It has been bantered about by some that the upcoming G5 could be one decidedly long-lived computer. Friends have opined that your grandchildren will be using the next G5 you buy, even an IBM executive said that the 64 bit G5 was probably overkill for desktops. Then you have any number of sites talking about how the G5 is really a workstation powered computer wrapped up in a pro level desktop. Others feel differently, they maintain that the processor and the up to 8 GB of accompanying memory will soon be taxed be programmers. I don’t which scenario to buy into, if it’s the latter then everything is pretty groovy. If the former is correct and the G5 is so monstrously powerful that your grand kids will get good use out of it then we have a situation, a bad situation. So fire up the Bat signal and hope Michael Keaton shows up instead of George Clooney, cause we’ll need a cool Batman to take on this issue.
Why would the G5 cause Apple to go the way of David Duchovny? Heck, if it’s the last computer you have to buy then suddenly computers aren’t on a three or four year upgrade cycle. Mac’s become cars that no one sees. Now stop for a minute and ask yourself, if no one saw your car would you buy a new one every three or so years? Probably not. Cars are (excuse pun) pretty pedestrian things. You basically want to get from point A to point B. The reason people buy new cars is not because they want the latest gizmo and gadgets, but because their old ones look fairly crappy and they fear a sudden breakdown. When is the last time you heard of someone running out to buy a Pontiac Grand Prix because it has hydroformed body panels? It doesn’t happen. When people buy a car they invariably say: “Well, it’s breaking down a lot and I want to get something out of it.” What they mean, of course, is “my neighbor got a new Beamer and I am feeling left behind.”
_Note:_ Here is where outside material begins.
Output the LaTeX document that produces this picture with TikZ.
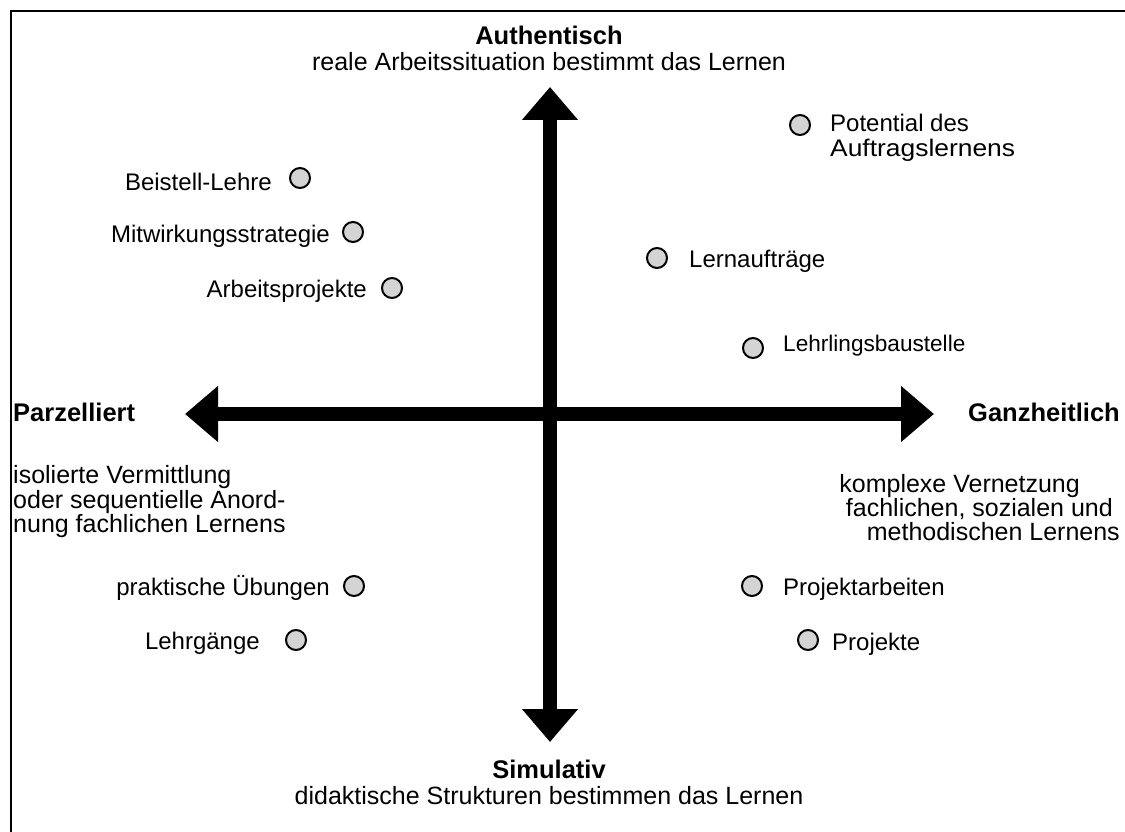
\documentclass[tikz,border=0pt]{standalone}
\usepackage{fontspec}
\setmainfont{Liberation Sans}
\usetikzlibrary{arrows.meta}
\tikzset{
  lbl/.style={inner sep=0pt, font=\fontsize{24}{25}\selectfont},
  dsc/.style={inner sep=0pt, font=\fontsize{25}{24.6}\selectfont},
  ttl/.style={inner sep=0pt, font=\fontsize{25.5}{26}\selectfont\bfseries},
  dot/.style={circle, draw=black, line width=2pt, fill=black!17, minimum size=20pt, inner sep=0pt},
  axis/.style={line width=14pt, {Triangle[length=33pt,width=54pt]}-{Triangle[length=33pt,width=54pt]}},
}
\begin{document}
\begin{tikzpicture}[x=1pt,y=-1pt]
\useasboundingbox (0,0) rectangle (1125,832);
\fill[white] (0,0) rectangle (1125,832);
% frame (right and bottom lie outside the picture)
\draw[line width=2.2pt] (11,850) -- (11,11) -- (1140,11);

% axes
\coordinate (top) at (550,87);
\coordinate (bot) at (550,742);
\coordinate (lft) at (185,414);
\coordinate (rgt) at (934,414);
\draw[axis] (bot) -- (top);
\draw[axis] (lft) -- (rgt);

% axis titles
\node[ttl, anchor=base] (auth) at (549,45) {Authentisch};
\node[dsc, anchor=base] (authd) at (549,71) {reale Arbeitssituation bestimmt das Lernen};
\node[ttl, anchor=base] (sim) at (549,778) {Simulativ};
\node[dsc, anchor=base] (simd) at (549,804) {didaktische Strukturen bestimmen das Lernen};
\node[ttl, anchor=base west] (parz) at (13,421) {Parzelliert};
\node[ttl, anchor=base east] (ganz) at (1120,421) {Ganzheitlich};

\node[dsc, anchor=base west] (p1) at (13,483) {isolierte Vermittlung};
\node[dsc, anchor=base west] (p2) at (13,508) {oder sequentielle Anord-};
\node[dsc, anchor=base west] (p3) at (13,532) {nung fachlichen Lernens};
\node[dsc, anchor=base east] (g1) at (1080,492) {komplexe Vernetzung};
\node[dsc, anchor=base east] (g2) at (1113,516) {fachlichen, sozialen und};
\node[dsc, anchor=base east] (g3) at (1120,540) {methodischen Lernens};

% items upper left
\node[dot] (d1) at (300,178) {};
\node[lbl, anchor=base east] (t1) at (272,190) {Beistell-Lehre};
\node[dot] (d2) at (353,232) {};
\node[lbl, anchor=base east] (t2) at (330,242) {Mitwirkungsstrategie};
\node[dot] (d3) at (392,288) {};
\node[lbl, anchor=base east] (t3) at (367,297) {Arbeitsprojekte};

% items upper right
\node[dot] (d4) at (800,125) {};
\node[lbl, anchor=base west] (t4a) at (830,132) {Potential des};
\node[lbl, anchor=base west] (t4b) at (830,157) {\scalebox{1.1}[1]{Auftragslernens}};
\node[dot] (d5) at (657,258) {};
\node[lbl, anchor=base west] (t5) at (689,267) {Lernaufträge};
\node[dot] (d6) at (753,348) {};
\node[lbl, anchor=base west, font=\fontsize{22.6}{24}\selectfont] (t6) at (783,351) {Lehrlingsbaustelle};

% items lower left
\node[dot] (d7) at (354,586) {};
\node[lbl, anchor=base east] (t7) at (330,595) {praktische Übungen};
\node[dot] (d8) at (296,640) {};
\node[lbl, anchor=base east] (t8) at (260,649) {Lehrgänge};

% items lower right
\node[dot] (d9) at (752,586) {};
\node[lbl, anchor=base west] (t9) at (783,595) {Projektarbeiten};
\node[dot] (d10) at (808,640) {};
\node[lbl, anchor=base west] (t10) at (832,650) {Projekte};
\end{tikzpicture}
\end{document}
Ask yourself, if you had a car that that no one saw and was perfectly serviceable, would you buy a new one? Heck, no! Cars are freakin’ expensive. If we extrapolate this to the computer realm (a dangerous notion): If the G5 is really that great will anyone ever buy a new one, even if it’s adorned with burnished walnut panels? Probably not. The difference between cars and computers is that cars all have the same functionality, you don’t get to do anything with your new Avalon that you couldn’t do with your old Gremlin. Computers get new functionality every so often and this is a driver of sales, take away new functionality (with a really powerful processor perhaps) and you remove the impetus for the purchase of a new machine.
Is it reasonable to think that folks won’t want a new computer just for the sake of shiny newness if it’s still performing? I think so, I’d probably be using a Centris 660AV if I was waiting for the computer to go Pinto on me but newer Macs offered one very compelling feature: namely they would actually run new programs. If the old 660AV would fire up iMovie I’d still be pounding away on the old pizza box. If the G5 can handle nearly anything you throw at it for the next ten years, where is the new functionality? No new functionality and no neighbors to mock you for using an eight-year-old computer means you’re spending your cash elsewhere. So what does this scenario mean for Apple? If the upgrade cycle is broken (as it seemingly has been for some time, Mac users are chomping at the bit for a new processor) then sales of systems is pretty much going to go the way of the dodo. Whither Apple without the income stream from desktops? I don’t know but I hope they have something up their sleeve.
And Apple may have just that, the recent iSight introduction has been a hit (strange that the QuickTime AV cam didn’t make it) and everyone knows how well the iPod has done. Throw iTunes (and the fiasco that is buymusic.com) into the mix and Apple becomes less tied to the desktop and more tied to providing a compelling consumer product and experience. Hence I doubt the G5 will kill Apple even if it is last computer you ever buy, but it could transform Apple into a very different company.